Building a Toolbox
Purpose
The purpose of this post is to introduce a toolbox for mathematical modeling and simulation for students who are interested in learning about these topics. With a versatile toolbox, there is no problem that you cannot solve.
Overview of the tools used:
- Linear Regression
- Monte Carlo Simulation
- Problems with States
- Solving ODEs
- Interpolation Methods
These materials were meant for a SIAM Bootcamp with some materials from APAM 4300.
Importing Packages
import numpy as np
import matplotlib.pyplot as plt
import math
from scipy.signal import savgol_filter
%matplotlib inline
Linear Regression
Linear Regression is a commonly used technique in order to try to build a model or determine how two variables are related.
Example 1
In this following example, we are going to solve for the coefficients for the line f(x) = ax + b and return the error.
N = 50
x = np.linspace(-1.0, 1.0, N)
y = x + np.random.random((N))
A = np.ones((x.shape[0], 2))
A[:, 1] = x
p = np.linalg.solve(np.dot(A.transpose(), A), np.dot(A.transpose(), y))

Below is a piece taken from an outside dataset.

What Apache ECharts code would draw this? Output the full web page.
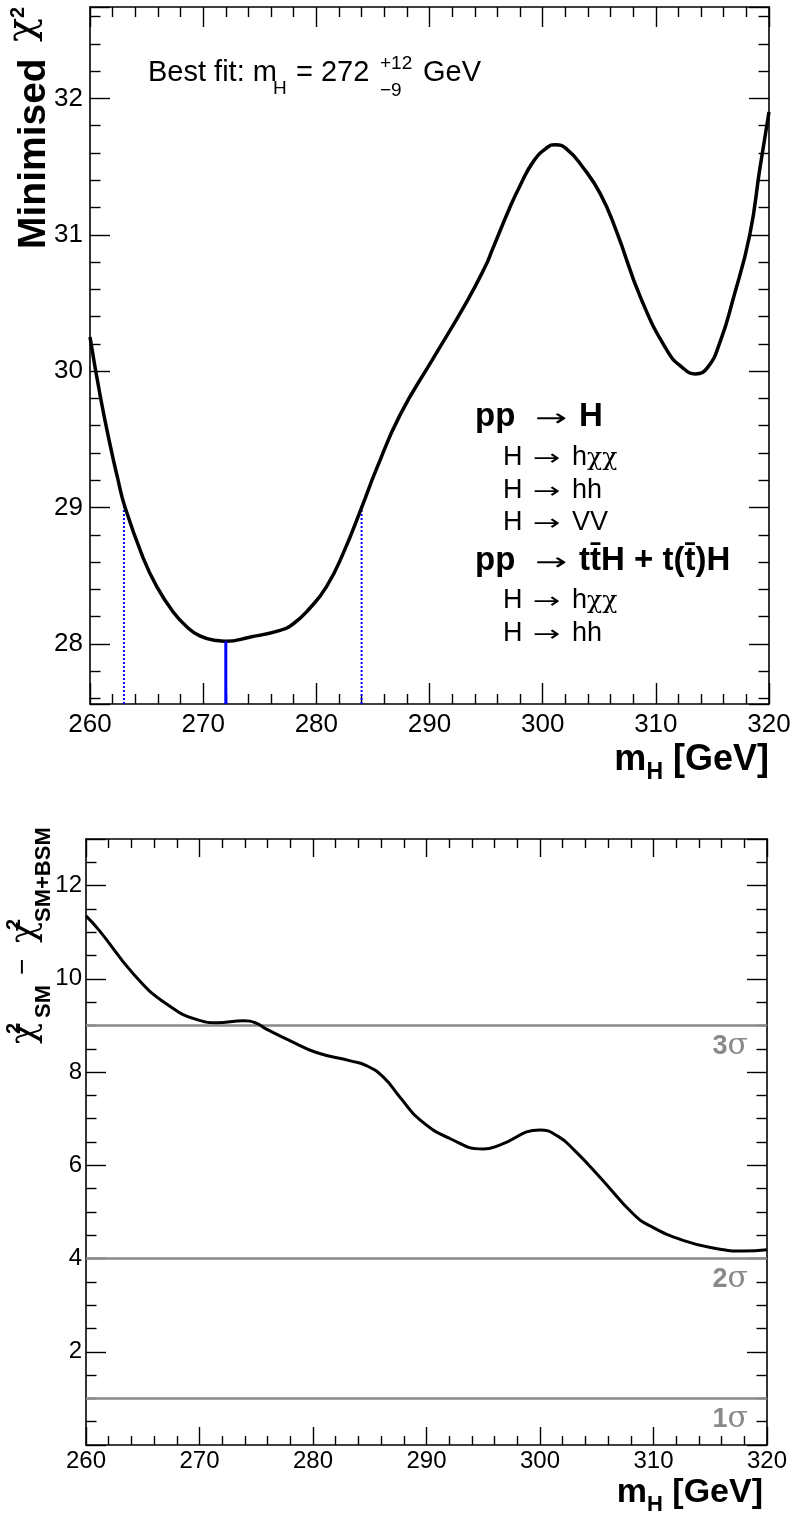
<!DOCTYPE html>
<html><head><meta charset="utf-8">
<script src="https://cdn.jsdelivr.net/npm/echarts@6/dist/echarts.min.js"></script>
<style>html,body{margin:0;padding:0;background:#fff}#c{width:795px;height:1517px}</style>
</head><body><div id="c"></div>
<script>
// ---------------- data ----------------
const xRange = [260, 320];
const topYRange = [27.56, 32.67];
const bottomYRange = [0, 13];

const massTop = [260, 260.9, 261.8, 262.4, 263.1, 264.7, 265.9, 267.3, 268.5, 269.7, 271.2, 272.0, 274.1, 276.8, 278.0, 279.4, 280.9, 282.4, 284.0, 285.3, 287.4, 290.3, 293.3, 295.0, 295.5, 297.1, 298.0, 299.2, 300.4, 301.1, 302.1, 303.6, 305.1, 306.5, 308.7, 311.0, 312.3, 313.5, 314.6, 315.7, 316.8, 318.3, 319.2, 320];
const chi2Top = [30.25, 29.82, 29.45, 29.23, 29.0, 28.63, 28.42, 28.24, 28.13, 28.06, 28.025, 28.02, 28.05, 28.10, 28.15, 28.26, 28.42, 28.67, 29.0, 29.28, 29.68, 30.09, 30.51, 30.78, 30.88, 31.20, 31.36, 31.54, 31.64, 31.66, 31.63, 31.49, 31.30, 31.03, 30.53, 30.15, 30.03, 29.98, 30.03, 30.22, 30.52, 31.0, 31.49, 31.90];

const massBottom = [260, 261.2, 264.2, 267.1, 270.0, 271.5, 273.9, 275.0, 275.9, 278.0, 280.3, 283.3, 284.7, 286.2, 287.7, 289.4, 292.1, 295.0, 296.5, 300.0, 301.6, 303.0, 305.3, 308.2, 309.7, 312.6, 315.6, 317.9, 320];
const deltaChi2 = [11.35, 11.03, 10.10, 9.46, 9.11, 9.06, 9.10, 9.05, 8.92, 8.67, 8.42, 8.24, 8.14, 7.89, 7.45, 6.98, 6.57, 6.35, 6.44, 6.76, 6.62, 6.33, 5.74, 4.96, 4.70, 4.39, 4.21, 4.16, 4.19];

const bestFitMass = 272;
const bestFitErrDown = 9;
const bestFitErrUp = 12;
const chi2AtBest = 28.02;
const sigmaLevels = [9, 4, 1];
const sigmaNames = ['3', '2', '1'];

// ---------------- styling helpers ----------------
const SANS = '"Liberation Sans", Arial, Helvetica, sans-serif';
const SERIF = '"DejaVu Serif", "Liberation Serif", serif';
const ARROWF = '"DejaVu Sans", sans-serif';
const GRAY = '#898989';
const BLUE = '#0000ff';

function xAx(grid, pos, showLabel, major, minor, margin, fs) {
  return {
    type: 'value', gridIndex: grid, position: pos, min: xRange[0], max: xRange[1], interval: 10,
    axisLine: {show: true, onZero: false, lineStyle: {color: '#000', width: 1.6}},
    axisTick: {show: true, inside: true, length: major, lineStyle: {color: '#000', width: 1.4}},
    minorTick: {show: true, splitNumber: 5, length: minor, lineStyle: {color: '#000', width: 1.4}},
    axisLabel: {show: showLabel, margin: margin, fontSize: fs, fontFamily: SANS, color: '#000'},
    splitLine: {show: false}, minorSplitLine: {show: false}
  };
}
function yAx(grid, pos, showLabel, range, extra, minorSplit, margin, fs) {
  return Object.assign({
    type: 'value', gridIndex: grid, position: pos, min: range[0], max: range[1],
    axisLine: {show: true, onZero: false, lineStyle: {color: '#000', width: 1.6}},
    axisTick: {show: true, inside: true, length: 20, lineStyle: {color: '#000', width: 1.4}},
    minorTick: {show: true, splitNumber: minorSplit, length: 10.5, lineStyle: {color: '#000', width: 1.4}},
    axisLabel: {show: showLabel, margin: margin, fontSize: fs, fontFamily: SANS, color: '#000',
      showMinLabel: false, showMaxLabel: false},
    splitLine: {show: false}, minorSplitLine: {show: false}
  }, extra);
}

// text placement helpers (baseline based)
const mctx = document.createElement('canvas').getContext('2d');
function tw(text, font) { mctx.font = font; return mctx.measureText(text).width; }
function F(size, bold, fam) { return (bold ? 'bold ' : '') + size + 'px ' + (fam || SANS); }
function htext(x, baseline, text, font, size, color, extra) {
  return Object.assign({type: 'text', x: x, y: baseline - 0.35 * size, silent: true,
    style: {text: text, font: font, fill: color || '#000', align: 'left', verticalAlign: 'middle'}}, extra || {});
}
function vtext(baseX, startY, text, font, size, color) {
  return {type: 'text', x: baseX - 0.35 * size, y: startY, rotation: Math.PI / 2, silent: true,
    style: {text: text, font: font, fill: color || '#000', align: 'left', verticalAlign: 'middle'}};
}
function runRight(right, baseline, pieces) {
  let total = 0;
  pieces.forEach(p => { p.w = tw(p.t, F(p.s, p.b, p.fam)); total += p.w; });
  let x = right - total; const out = [];
  pieces.forEach(p => { out.push(htext(x, baseline + (p.dy || 0), p.t, F(p.s, p.b, p.fam), p.s)); x += p.w; });
  return out;
}

const graphics = [];
// Top y title: Minimised chi^2
graphics.push(vtext(48, 249, 'Minimised', F(39, true), 39));
graphics.push(vtext(38, 42, 'χ', F(40, false, SERIF), 40));
graphics.push(vtext(25, 18, '2', F(20, true), 20));
// Best fit text
graphics.push(htext(148, 83, 'Best fit: m', F(29), 29));
graphics.push(htext(273, 95, 'H', F(19), 19));
graphics.push(htext(296, 83, '= 272', F(29), 29));
graphics.push(htext(380, 70, '+12', F(19), 19));
graphics.push(htext(380, 97, '\u22129', F(19), 19));
graphics.push(htext(423, 83, 'GeV', F(29), 29));
// Legend block
function boldRow(baseline, right) {
  graphics.push(htext(475, baseline, 'pp', F(33, true), 33));
  graphics.push(htext(535, baseline, '→', F(24, false, ARROWF), 24, '#000', {scaleX: 1.6}));
  graphics.push(htext(579, baseline, right, F(33, true), 33));
}
function normRow(baseline, right, serifPart) {
  graphics.push(htext(503, baseline, 'H', F(27), 27));
  graphics.push(htext(533, baseline, '→', F(22, false, ARROWF), 22, '#000', {scaleX: 1.5}));
  graphics.push(htext(572, baseline, right, F(27), 27));
  if (serifPart) graphics.push(htext(572 + tw(right, F(27)), baseline, serifPart, F(25, false, SERIF), 25));
}
boldRow(428, 'H');
normRow(467, 'h', 'χχ');
normRow(500, 'hh');
normRow(532, 'VV');
boldRow(572, 'tt\u0304H + t(t\u0304)H');
normRow(610, 'h', 'χχ');
normRow(643, 'hh');
// top x title
graphics.push(...runRight(769, 773, [{t: 'm', s: 36, b: true}, {t: 'H', s: 23, b: true, dy: 8}, {t: ' [GeV]', s: 36, b: true}]));
// bottom x title
graphics.push(...runRight(763, 1505, [{t: 'm', s: 34, b: true}, {t: 'H', s: 22, b: true, dy: 8}, {t: ' [GeV]', s: 34, b: true}]));
// bottom y title: chi2_SM - chi2_SM+BSM
graphics.push(vtext(38, 1044, 'χ', F(35, false, SERIF), 35));
graphics.push(vtext(21, 1034, '2', F(20, true), 20));
graphics.push(vtext(52, 1018, 'SM', F(22, true), 22));
graphics.push(vtext(33, 975, '\u2212', F(28), 28));
graphics.push(vtext(38, 943, 'χ', F(35, false, SERIF), 35));
graphics.push(vtext(21, 930, '2', F(20, true), 20));
graphics.push(vtext(52, 922, 'SM+BSM', F(22, true), 22));

const option = {
  animation: false,
  backgroundColor: '#fff',
  grid: [
    {left: 90, top: 7, width: 679, height: 697, containLabel: false},
    {left: 86, top: 839, width: 681, height: 606, containLabel: false}
  ],
  xAxis: [
    xAx(0, 'bottom', true, 21, 10, 8, 26),
    xAx(0, 'top', false, 20, 10, 8, 26),
    xAx(1, 'bottom', true, 18, 9, 4, 24),
    xAx(1, 'top', false, 18, 9, 4, 24)
  ],
  yAxis: [
    yAx(0, 'left', true, topYRange, {splitNumber: 5}, 5, 7, 26),
    yAx(0, 'right', false, topYRange, {splitNumber: 5}, 5, 7, 26),
    yAx(1, 'left', true, bottomYRange, {interval: 2}, 4, 4, 24),
    yAx(1, 'right', false, bottomYRange, {interval: 2}, 4, 4, 24)
  ],
  series: [
    {type: 'line', xAxisIndex: 0, yAxisIndex: 0, z: 3, smooth: 0.5, showSymbol: false, silent: true,
      lineStyle: {color: '#000', width: 3.5},
      data: massTop.map((m, i) => [m, chi2Top[i]])},
    {type: 'line', xAxisIndex: 0, yAxisIndex: 0, z: 4, showSymbol: false, silent: true,
      lineStyle: {color: BLUE, width: 3},
      data: [[bestFitMass, topYRange[0]], [bestFitMass, chi2AtBest]]},
    {type: 'line', xAxisIndex: 0, yAxisIndex: 0, z: 2, showSymbol: false, silent: true,
      lineStyle: {color: BLUE, width: 2, type: [2, 2]},
      data: [[bestFitMass - bestFitErrDown, topYRange[0]], [bestFitMass - bestFitErrDown, chi2AtBest + 1]]},
    {type: 'line', xAxisIndex: 0, yAxisIndex: 0, z: 2, showSymbol: false, silent: true,
      lineStyle: {color: BLUE, width: 2, type: [2, 2]},
      data: [[bestFitMass + bestFitErrUp, topYRange[0]], [bestFitMass + bestFitErrUp, chi2AtBest + 1]]},
    {type: 'line', xAxisIndex: 2, yAxisIndex: 2, z: 1, showSymbol: false, silent: true, data: [],
      markLine: {
        silent: true, symbol: 'none', z: 1, animation: false,
        lineStyle: {color: GRAY, width: 2.5, type: 'solid'},
        label: {show: true, position: 'insideEndBottom', distance: [19, 6],
          rich: {
            d: {fontFamily: SANS, fontWeight: 'bold', fontSize: 27, color: GRAY},
            s: {fontFamily: SERIF, fontSize: 30, color: GRAY}
          }},
        data: sigmaLevels.map((v, i) => ({yAxis: v, label: {formatter: '{d|' + sigmaNames[i] + '}{s|σ}'}}))
      }},
    {type: 'line', xAxisIndex: 2, yAxisIndex: 2, z: 3, smooth: 0.5, showSymbol: false, silent: true,
      lineStyle: {color: '#000', width: 3},
      data: massBottom.map((m, i) => [m, deltaChi2[i]])}
  ],
  graphic: graphics
};
const chart = echarts.init(document.getElementById('c'), null, {renderer: 'canvas'});
chart.setOption(option);
</script>
</body></html>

# p = numpy.linalg.lstsq(A, y)[0]
f = lambda x: p[0] + p[1] * x
E = np.linalg.norm(y - f(x), ord=2)
fig = plt.figure()
axes = fig.add_subplot(1, 1, 1)
axes.plot(x, y, 'ko')
axes.plot(x, f(x), 'r')
axes.set_title("Least Squares Fit to Data")
axes.set_xlabel("$x$")
axes.set_ylabel("$f(x)$ and $y_i$")
plt.show()
print("E = %s" % E)
E = 1.863167981692129
Example 2
In this next example, we are going to introduce using sklearn’s built-in linear regression in order to predict a simple trend based on past data.
#imports
from sklearn import datasets, linear_model
from sklearn.metrics import mean_squared_error, r2_score
# Lets make some data
create_data = lambda x: 3*x
x = np.linspace(0,10,100)
x= x[:, np.newaxis]
y=create_data(x)+np.random.randn(100,1)
plt.plot(x,y,'ko',label="Overall Trend")
y_train, y_test = y[:50],y[50:]
x_train, x_test= x[:50],x[50:]
# Create linear regression object
regr = linear_model.LinearRegression()
# Train the model using the training sets
regr.fit(x_train, y_train)
# Make predictions using the testing set
y_pred = regr.predict(x_test)
plt.title("Using Linear Regression to Predict a Trend")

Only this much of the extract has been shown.